A single tear trickled down my cheek, leaving a streak through the grime.
And then I felt it. Forgiveness. For myself and my ridiculous decisions. For all the years I had wallowed in pity. For all the pain I had caused my loved ones. The feeling bloomed in my heart for several seconds, then faded away. The church’s bells started tolling. Dong, Dong. Dong. Dong….
Snap! I was jolted out of this dream. Wait! I wanted to know what would happen next. What did the future hold? Would the forgiveness change the course of his life? But I was not strong enough, or did not have the tools to stay in this dream or journey on to the future. My eyes pop open.

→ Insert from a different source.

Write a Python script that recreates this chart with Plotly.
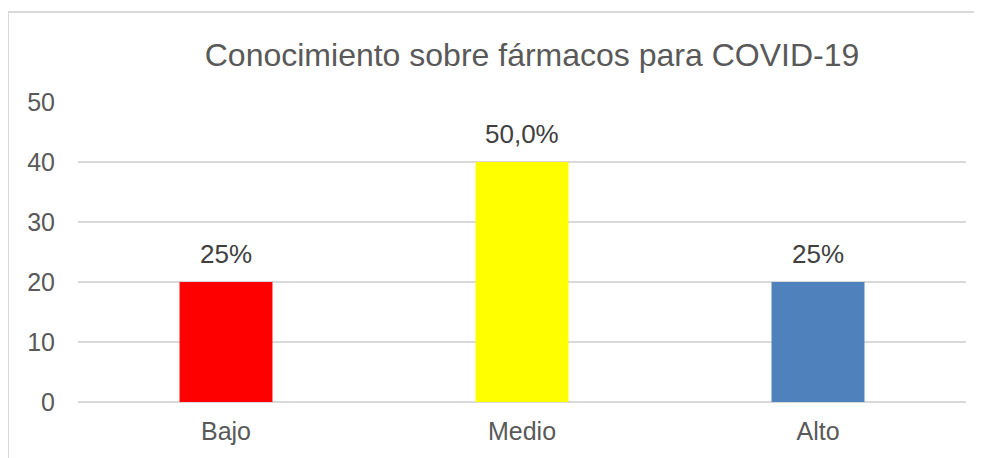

I am back in my own body. Breathing rapidly. My heart is pounding. The room is completely still and dark as everyone else is still locked in their dreams. All the calm, heavy, inert bodies lying around me help me calm myself and ground back into this time and place. I stare at the ceiling. Eyes unblinking. I cannot move my arms. I’m not sure if they’ve fallen asleep or I’m still in some Dreaming state.
My entire body feels paralyzed. Like I’m made of stone. As soon as I calm down a little more, and my breathing slows, I feel both supremely relaxed and deeply tired. I do not feel like me. I have been emptied out. There is a hollow nothingness inside that is utterly thrilling and unfamiliar.
I lie and wait.
I do not know how long I’ve been gone. And even though my mind would looooovve to let me have all its opinions about what just happened, I know my experience was real. I can feel it in every cell of my body.
Dreaming. This is some powerful shit. And although I don’t know it now, I will be dreaming my way through the first decade of the new millennium. I have entered into the dreamtime, on my way to becoming Shaman Girl.
This is great Meghan! Brings me right back to…can’t wait to read your book! I just love hearing about other’s experiences with dreaming–the good, the bad and the ugly. It helps with the whole self-acceptance thing. And it’s fun. So thanks for sharing…I can’t wait for the rest. But I will :).
Shaman Horsewoman
Thanks Emily! I’m having so much fun writing (well, now editing) and also sharing with others. It’s exhilarating to just lay it all out there. I’ve been loving your updates on your horse dream. Keep sharing what you love!!